Half lives of two radioactive nuclei A and B are 10 minutes and 20 minutes, respectively. If, initially a sample has equal number of nuclei, then after 60 minutes, the ratio of decayed numbers of nuclei A and B will be:

We have two different radioactive nuclides, A and B, each starting with the same initial number of nuclei, say $$N_{0}$$. Their half-lives are given as $$T_{1/2}^{(A)} = 10\ \text{min}$$ and $$T_{1/2}^{(B)} = 20\ \text{min}$$, while the elapsed time is $$t = 60\ \text{min}$$.

For radioactive decay we use the law

$$N = N_{0}\left(\dfrac12\right)^{t/T_{1/2}}$$

where $$N$$ is the number of undecayed nuclei left after time $$t$$ and $$T_{1/2}$$ is the half-life.

First, we find the remaining nuclei of A after 60 minutes.

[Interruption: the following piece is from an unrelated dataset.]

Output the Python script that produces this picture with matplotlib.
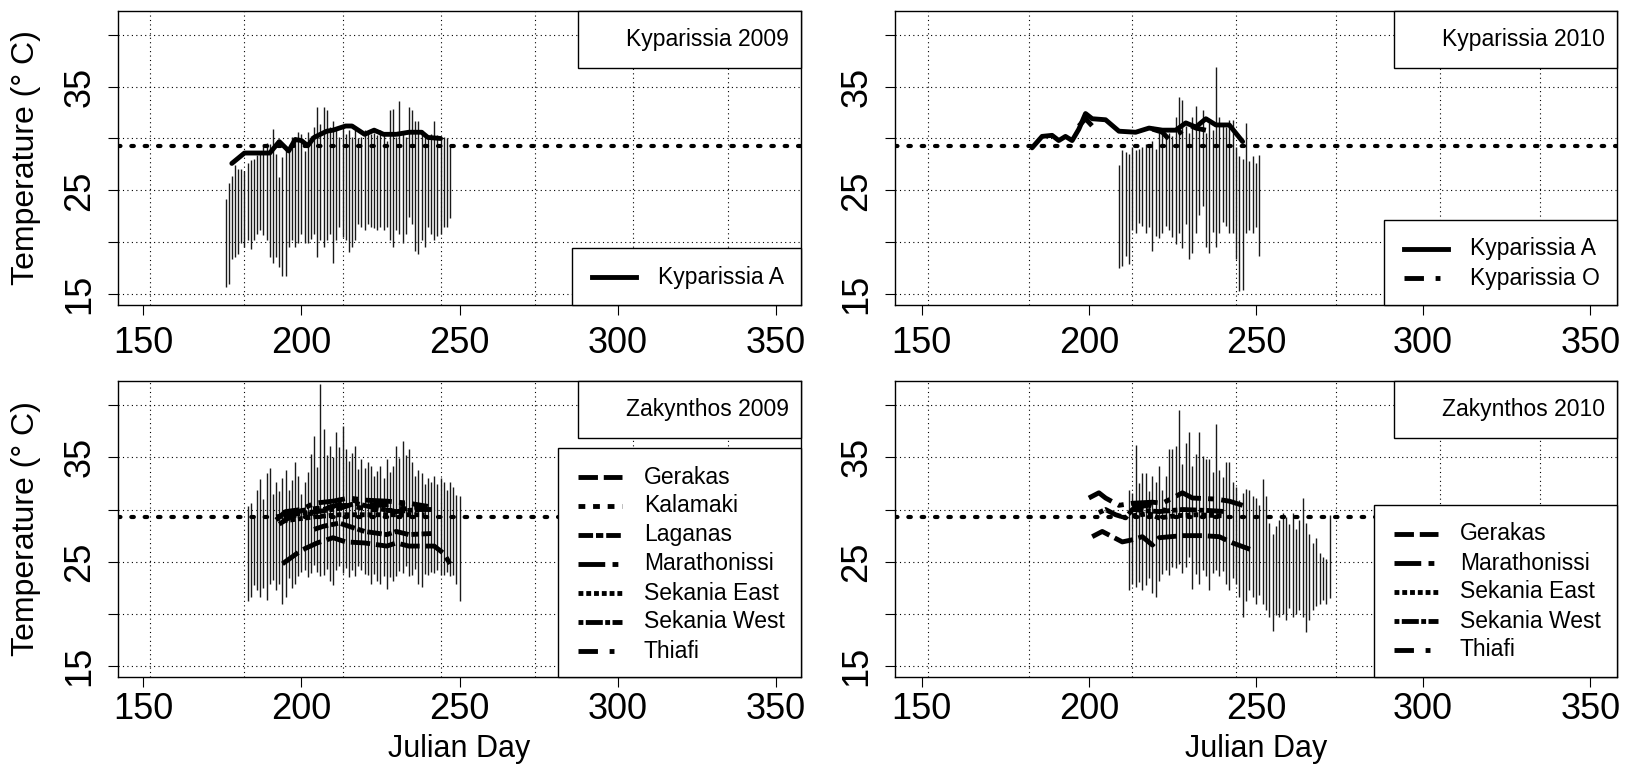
import matplotlib
matplotlib.use("Agg")
import numpy as np
import matplotlib.pyplot as plt
from matplotlib.lines import Line2D
from matplotlib.patches import Rectangle

plt.rcParams['font.family'] = ['Liberation Sans', 'DejaVu Sans']

W, H = 1633, 767
PIVOTAL = 29.3
MONTH_STARTS = [152, 182, 213, 244, 274, 305, 335]

# --- Kyparissia 2009: daily air temperature range and nest line
kyp09_days = list(range(176, 248))
kyp09_max = [24.2, 25.7, 26.4, 27.4, 27.1, 27.1, 26.9, 27.6, 27.9, 28.0,
             28.4, 28.8, 29.5, 29.6, 29.5, 30.9, 28.5, 26.3, 28.2, 29.2,
             28.8, 30.1, 30.1, 30.6, 30.4, 28.8, 30.6, 30.2, 31.1, 33.0,
             31.4, 33.0, 32.7, 31.1, 31.7, 31.1, 30.1, 31.1, 30.4, 30.8,
             30.1, 30.8, 30.0, 30.1, 30.8, 30.6, 30.4, 30.5, 30.3, 30.8,
             30.3, 29.8, 32.7, 32.8, 30.1, 33.6, 30.4, 30.1, 33.0, 32.7,
             31.7, 31.7, 30.8, 30.4, 30.1, 30.4, 31.7, 30.3, 30.1, 30.1,
             30.0, 29.5]
kyp09_min = [15.7, 16.0, 18.4, 18.6, 18.9, 19.9, 19.6, 20.2, 19.4, 20.2,
             20.8, 21.2, 20.7, 20.2, 18.6, 18.0, 18.6, 17.6, 16.8, 16.8,
             19.6, 20.2, 19.6, 19.9, 20.8, 19.9, 19.9, 20.3, 20.8, 18.6,
             20.2, 19.6, 20.2, 20.8, 18.0, 20.2, 21.5, 20.5, 20.2, 19.1,
             19.6, 20.2, 21.8, 21.5, 21.2, 21.8, 21.5, 21.4, 21.2, 21.5,
             21.2, 21.5, 20.2, 19.6, 21.2, 20.8, 19.9, 20.8, 22.4, 21.8,
             19.2, 18.9, 20.2, 19.6, 21.5, 20.8, 20.2, 20.6, 20.8, 21.5,
             21.5, 22.3]
kyp09_a_days = [178, 182, 190, 193, 196, 198, 200, 202, 204, 208, 210,
                214, 216, 220, 223, 226, 230, 234, 238, 240, 244]
kyp09_a_temp = [27.6, 28.6, 28.6, 29.7, 28.8, 29.9, 29.8, 29.3, 30.1, 30.7,
                30.8, 31.2, 31.2, 30.4, 30.8, 30.4, 30.4, 30.6, 30.6, 30.1,
                30.0]

# --- Kyparissia 2010
kyp10_days = list(range(209, 252))
kyp10_max = [27.4, 28.9, 28.7, 28.5, 29.2, 28.9, 29.0, 29.2, 29.5, 29.3,
             29.8, 29.0, 30.5, 30.7, 30.0, 30.5, 30.2, 32.1, 34.0, 33.7,
             31.2, 30.5, 32.1, 33.1, 31.0, 32.7, 30.5, 31.5, 30.8, 36.9,
             32.1, 31.4, 31.1, 31.8, 31.8, 29.2, 28.3, 28.0, 31.5, 27.8,
             28.3, 27.6, 28.4]
kyp10_min = [17.5, 17.7, 18.7, 17.9, 21.2, 20.9, 21.9, 21.6, 20.9, 21.5,
             19.2, 20.6, 20.4, 20.9, 21.6, 21.2, 20.5, 19.8, 20.9, 19.5,
             21.8, 18.4, 19.0, 20.9, 22.6, 23.5, 19.6, 19.0, 21.0, 19.6,
             20.9, 22.0, 21.6, 20.9, 20.9, 18.4, 15.3, 15.4, 20.9, 21.2,
             20.9, 21.5, 18.7]
kyp10_a_days = [183, 186, 189, 191, 193, 195, 197, 199, 201, 205, 209,
                214, 218, 222, 226, 229, 232, 235, 238, 242, 244, 246]
kyp10_a_temp = [29.1, 30.2, 30.3, 29.8, 30.2, 29.8, 30.9, 32.4, 31.9, 31.8,
                30.7, 30.6, 31.0, 30.8, 30.8, 31.5, 31.1, 31.9, 31.3, 31.3,
                30.5, 29.7]
kyp10_o_days = [197, 199, 201, 203, np.nan, 219, 222, 224, 227, 230, 232, 235]
kyp10_o_temp = [31.2, 31.9, 31.2, 30.8, np.nan, 30.9, 30.6, 29.9, 30.5,
                31.3, 31.0, 30.8]

# --- Zakynthos 2009
zak09_days = list(range(183, 251))
zak09_max = [30.3, 30.6, 29.5, 31.9, 32.9, 31.0, 33.5, 34.0, 31.5, 32.6,
             31.8, 33.0, 33.8, 31.9, 32.8, 34.5, 33.2, 31.5, 32.6, 33.6,
             35.3, 37.0, 34.1, 42.0, 37.7, 35.2, 36.1, 35.0, 37.4, 36.0,
             38.0, 35.8, 34.6, 35.4, 36.1, 33.9, 34.8, 34.0, 34.5, 34.2,
             33.2, 33.7, 34.2, 33.0, 34.8, 33.6, 34.2, 36.1, 34.9, 36.6,
             35.2, 35.8, 34.5, 33.2, 33.8, 33.5, 32.4, 33.0, 32.6, 33.2,
             32.4, 33.0, 32.6, 31.9, 32.6, 32.2, 31.4, 31.3]
zak09_min = [21.2, 21.6, 22.8, 22.3, 21.6, 22.5, 21.3, 22.9, 23.3, 22.3,
             22.9, 21.0, 21.6, 23.4, 22.5, 22.9, 23.6, 24.0, 24.2, 23.5,
             23.9, 24.7, 24.0, 23.6, 23.7, 24.3, 23.2, 22.8, 24.2, 24.6,
             23.9, 24.4, 23.5, 24.2, 23.6, 24.6, 24.2, 23.8, 23.7, 22.9,
             23.8, 23.2, 22.9, 23.6, 22.4, 23.5, 23.2, 23.6, 24.1, 23.9,
             24.6, 23.6, 23.7, 24.3, 22.9, 22.6, 23.8, 23.7, 24.0, 23.9,
             24.2, 23.7, 23.7, 24.0, 23.6, 23.7, 22.9, 21.2]
zak09_lines = {
    'Gerakas': ([194, 200, 205, 210, 214, 220, 227, 230, 234, 242, 245, 247],
                [24.8, 26.1, 26.8, 27.3, 26.9, 26.8, 26.5, 26.8, 26.5, 26.5, 25.8, 24.8]),
    'Kalamaki': ([195, 200, 207, 214, 222, 229, 236, 240],
                 [29.2, 29.9, 30.2, 30.4, 30.0, 29.9, 30.2, 30.1]),
    'Laganas': ([204, 207, 212, 215, 220, 227, 230, 234, 241],
                [28.1, 28.4, 28.7, 28.4, 27.9, 27.6, 27.9, 27.6, 27.7]),
    'Marathonissi': ([192, 195, 200, 204, 210, 215, 220, 227, 234, 240],
                     [29.0, 29.8, 30.0, 30.6, 30.8, 31.1, 30.9, 30.8, 30.6, 30.3]),
    'Sekania East': ([194, 204, 212, 220, 230, 239],
                     [28.9, 29.3, 29.5, 29.5, 29.5, 29.5]),
    'Sekania West': ([192, 199, 205, 212, 217, 224, 230, 237, 242],
                     [29.3, 29.6, 29.8, 30.1, 30.6, 30.1, 29.8, 30.0, 30.0]),
    'Thiafi': ([193, 197, 203, 210, 216, 223, 231, 238],
               [28.6, 29.4, 29.6, 30.3, 30.9, 30.4, 30.5, 30.3]),
}

# --- Zakynthos 2010
zak10_days = list(range(212, 273))
zak10_max = [31.9, 31.6, 36.2, 32.5, 33.5, 33.5, 31.8, 33.2, 32.6, 34.2,
             31.9, 33.2, 35.8, 35.8, 36.1, 39.5, 34.4, 36.4, 37.4, 34.2,
             35.3, 37.4, 35.1, 34.8, 34.8, 33.6, 38.2, 33.8, 33.1, 34.5,
             34.5, 32.6, 32.2, 30.9, 31.6, 32.0, 31.9, 31.3, 31.1, 30.4,
             32.9, 31.3, 28.7, 27.7, 28.4, 29.0, 29.7, 29.3, 28.6, 29.7,
             28.1, 29.0, 31.1, 28.7, 27.7, 26.8, 27.3, 25.8, 25.5, 25.3,
             29.5]
zak10_min = [22.3, 22.9, 22.6, 23.1, 22.3, 22.8, 23.4, 22.0, 21.6, 23.2,
             23.8, 24.2, 23.7, 24.5, 24.4, 24.8, 23.9, 24.5, 25.5, 22.4,
             23.8, 22.9, 24.2, 23.6, 22.3, 23.9, 24.2, 23.6, 24.1, 22.9,
             22.3, 23.4, 22.9, 21.6, 19.7, 21.2, 22.3, 21.6, 21.0, 21.8,
             21.0, 20.4, 19.7, 18.4, 19.9, 19.7, 20.0, 19.4, 20.6, 19.7,
             20.0, 20.4, 19.7, 18.3, 19.4, 20.4, 20.8, 21.0, 21.3, 21.0,
             21.5]
zak10_lines = {
    'Gerakas': ([201, 204, 207, 210, 213, 216, 219, 221, 228, 234, 239, 243, 249],
                [27.4, 27.9, 27.4, 26.9, 27.1, 27.4, 26.6, 27.3, 27.5, 27.5, 27.4, 26.8, 26.1]),
    'Marathonissi': ([200, 203, 205, 209, 213, 219, 222, 225, 228, 231, 238, 242, 246],
                     [31.1, 31.6, 31.1, 30.4, 30.6, 30.7, 30.6, 31.1, 31.6, 31.1, 31.0, 30.8, 30.4]),
    'Sekania East': ([213, 218, 221, 226, 232, 240],
                     [29.4, 29.6, 29.2, 29.4, 29.5, 29.4]),
    'Sekania West': ([203, 205, 208, 211, 213, 221, 228, 236, 241],
                     [29.7, 30.0, 29.5, 29.2, 30.0, 29.8, 30.0, 29.9, 29.8]),
    'Thiafi': ([213, 218, 223, 226],
               [30.2, 30.4, 29.9, 30.3]),
}

# line styles of the nest series (dash lengths in units of line width)
STYLES = {
    'Kyparissia A': '-',
    'Kyparissia O': (0, (4, 2.4, 1, 2.4)),
    'Gerakas': (0, (4, 1.2)),
    'Kalamaki': (0, (1.4, 1.6)),
    'Laganas': (0, (3, 0.6, 1.5, 0.6)),
    'Marathonissi': (0, (5.5, 1.5, 1.2, 1.5)),
    'Sekania East': (0, (1, 0.6)),
    'Sekania West': (0, (1, 0.5, 3.5, 0.5)),
    'Thiafi': (0, (4, 2.4, 1, 2.4)),
}
LW = 3.5

fig = plt.figure(figsize=(W / 100, H / 100), dpi=100)


def fx(x):
    return x / W


def fy(y):
    return 1 - y / H


def add_box(x0, y0, x1, y1):
    fig.add_artist(Rectangle((fx(x0), fy(y1)), (x1 - x0) / W, (y1 - y0) / H,
                             transform=fig.transFigure, facecolor='white',
                             edgecolor='black', lw=1.0, zorder=1))


def draw_panel(rect, days, tmax, tmin, lines, title, legend_left, legend_top,
               ylabel=False, xlabel=False, xpad=4):
    left, top, right, bottom = rect
    ax = fig.add_axes([fx(left), fy(bottom), (right - left) / W, (bottom - top) / H])
    ax.set_xlim(142, 358)
    ax.set_ylim(13.97, 42.3)

    for d in MONTH_STARTS:
        ax.axvline(d, color='black', lw=0.8, ls=(0, (1, 3)), zorder=1)
    for t in range(15, 45, 5):
        ax.axhline(t, color='black', lw=0.8, ls=(0, (1, 3)), zorder=1)

    ax.vlines(days, tmin, tmax, color='0.1', lw=1.0, zorder=2)
    ax.axhline(PIVOTAL, color='black', lw=3, ls=(0, (0.6, 2.6)),
               dash_capstyle='round', zorder=3)
    for name, (d, v) in lines.items():
        ax.plot(d, v, color='black', lw=LW, ls=STYLES[name],
                solid_joinstyle='round', solid_capstyle='round',
                dash_joinstyle='round', zorder=4)

    ax.set_xticks([150, 200, 250, 300, 350])
    ax.set_yticks([15, 20, 25, 30, 35, 40])
    ax.set_yticklabels(['15', '', '25', '', '35', ''], rotation=90, va='center')
    ax.tick_params(axis='both', labelsize=26, length=7, width=0.8, color='black')
    ax.tick_params(axis='x', pad=xpad)
    ax.tick_params(axis='y', pad=8)
    for s in ax.spines.values():
        s.set_linewidth(1.0)

    # title box in the top right corner
    add_box(right - 223, top, right, top + 57)
    fig.text(fx(right - 12), fy(top + 29), title, ha='right', va='center',
             fontsize=16.5, zorder=3)

    # line legend in the bottom right corner
    add_box(legend_left, legend_top, right, bottom)
    for i, name in enumerate(lines):
        y = legend_top + 29 + 29 * i
        fig.add_artist(Line2D([fx(legend_left + 20), fx(legend_left + 64)], [fy(y), fy(y)],
                              transform=fig.transFigure, color='black', lw=LW,
                              ls=STYLES[name], zorder=2))
        fig.text(fx(legend_left + 86), fy(y), name, ha='left', va='center',
                 fontsize=16.5, zorder=3)

    if ylabel:
        fig.text(fx(26), fy((top + bottom) / 2), 'Temperature (° C)', rotation=90,
                 ha='center', va='center', fontsize=23)
    if xlabel:
        fig.text(fx((left + right) / 2), fy(749), 'Julian Day', ha='center',
                 va='center', fontsize=22)
    return ax


draw_panel((118, 10.7, 801, 305), kyp09_days, kyp09_max, kyp09_min,
           {'Kyparissia A': (kyp09_a_days, kyp09_a_temp)},
           'Kyparissia 2009', 572, 248, ylabel=True, xpad=8)
draw_panel((895, 10.7, 1617, 305), kyp10_days, kyp10_max, kyp10_min,
           {'Kyparissia A': (kyp10_a_days, kyp10_a_temp),
            'Kyparissia O': (kyp10_o_days, kyp10_o_temp)},
           'Kyparissia 2010', 1384, 220, xpad=8)
draw_panel((118, 381, 801, 677), zak09_days, zak09_max, zak09_min, zak09_lines,
           'Zakynthos 2009', 558, 448, ylabel=True, xlabel=True, xpad=4)
draw_panel((895, 381, 1617, 677), zak10_days, zak10_max, zak10_min, zak10_lines,
           'Zakynthos 2010', 1374, 505, xlabel=True, xpad=4)

fig.savefig('out.png', dpi=100)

For A, $$t/T_{1/2}^{(A)} = 60/10 = 6$$, so

$$N_{A} = N_{0}\left(\dfrac12\right)^{6} = N_{0}\left(\dfrac{1}{2^{6}}\right) = N_{0}\left(\dfrac{1}{64}\right) = \dfrac{N_{0}}{64}.$$

Next, we find the remaining nuclei of B after 60 minutes.

For B, $$t/T_{1/2}^{(B)} = 60/20 = 3$$, hence

$$N_{B} = N_{0}\left(\dfrac12\right)^{3} = N_{0}\left(\dfrac{1}{2^{3}}\right) = N_{0}\left(\dfrac{1}{8}\right) = \dfrac{N_{0}}{8}.$$

The number of nuclei that have decayed is the difference between the initial and the remaining numbers.

For A: $$D_{A} = N_{0} - N_{A} = N_{0} - \dfrac{N_{0}}{64} = N_{0}\left(1 - \dfrac{1}{64}\right) = N_{0}\left(\dfrac{64}{64} - \dfrac{1}{64}\right) = N_{0}\left(\dfrac{63}{64}\right).$$

For B: $$D_{B} = N_{0} - N_{B} = N_{0} - \dfrac{N_{0}}{8} = N_{0}\left(1 - \dfrac{1}{8}\right) = N_{0}\left(\dfrac{8}{8} - \dfrac{1}{8}\right) = N_{0}\left(\dfrac{7}{8}\right).$$

Now we form the ratio of the decayed nuclei:

$$\dfrac{D_{A}}{D_{B}} = \dfrac{N_{0}\left(\dfrac{63}{64}\right)} {N_{0}\left(\dfrac{7}{8}\right)} = \dfrac{63}{64}\times\dfrac{8}{7} = \dfrac{63\times 8}{64\times 7} = \dfrac{504}{448} = \dfrac{9}{8}.$$

Thus the ratio of the numbers of decayed nuclei of A to B after 60 minutes is $$9:8$$.

Hence, the correct answer is Option D.